The (Un)surprising Effectiveness of Pre-trained Vision Models for Control
A fundamaental question:
Can we make a single vision model, pre-trained entirely on out-of-domain datasets, work for different control tasks?
Takeaway:
- A model pretrained on completely out-of-domain datasets can be competitive or even better than ground-truth state to learn policies (imitation learning)
- Self-supervised learning provides better features for control policies
- Crop augmentations seem more important in SSL compared to color augmentations
- Early conv layer features are better for MuJoCo (fine-grained control), while later conv layer features a better for semantic tasks (Habitat)
- Combining features from multiple layers can be competitive or outperform ground-truth state features
Experiments:
Habitat_ImageNav_ task:
- a photo-realistic navigation environment.
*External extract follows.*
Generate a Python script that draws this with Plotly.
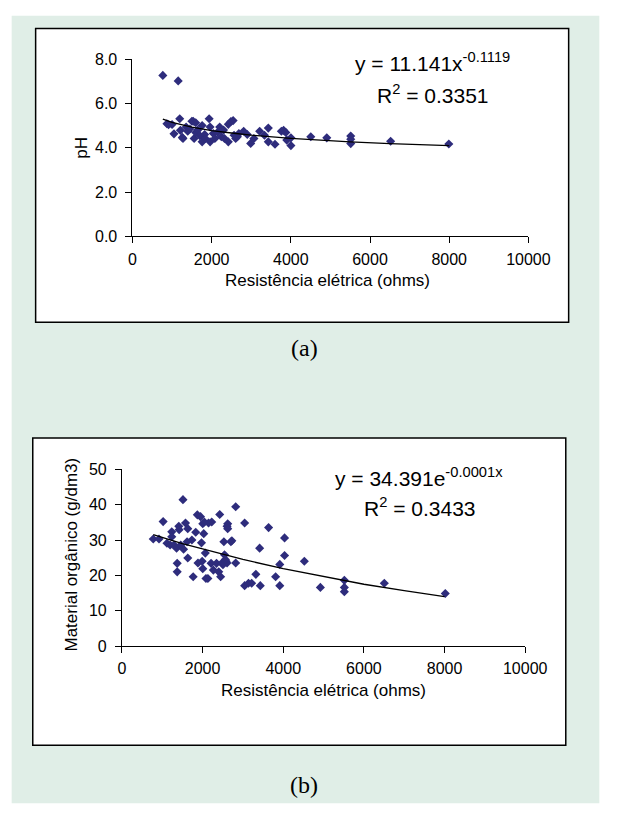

- The agent is given a pair of images at each timestep (current view and target location)
DeepMind Control Suite:
- A collection of control envrionments simulated in MuJoCo
Adroit:
- 28-DoF anthromorphic hand manipulation
- Relocate and Reorient Pen
Franka Kitchen
- Franka arm to perform various tasks
Models
- ResNet
- pre-trained on ImageNet
- Momentum Contrast (MoCo)
- self-supervised method
- performs instance discrimination
- uses multiple data augmentations (crop, horizontal flip, color jitter)
- CLIP
- Random Features
- From Scratch
- Ground-Truth Features
Imitation Learning
Habitat --> use native solver 10000 trajectories per scene LSTM is used to maintain observation history
MuJoCo --> use a policy trained using state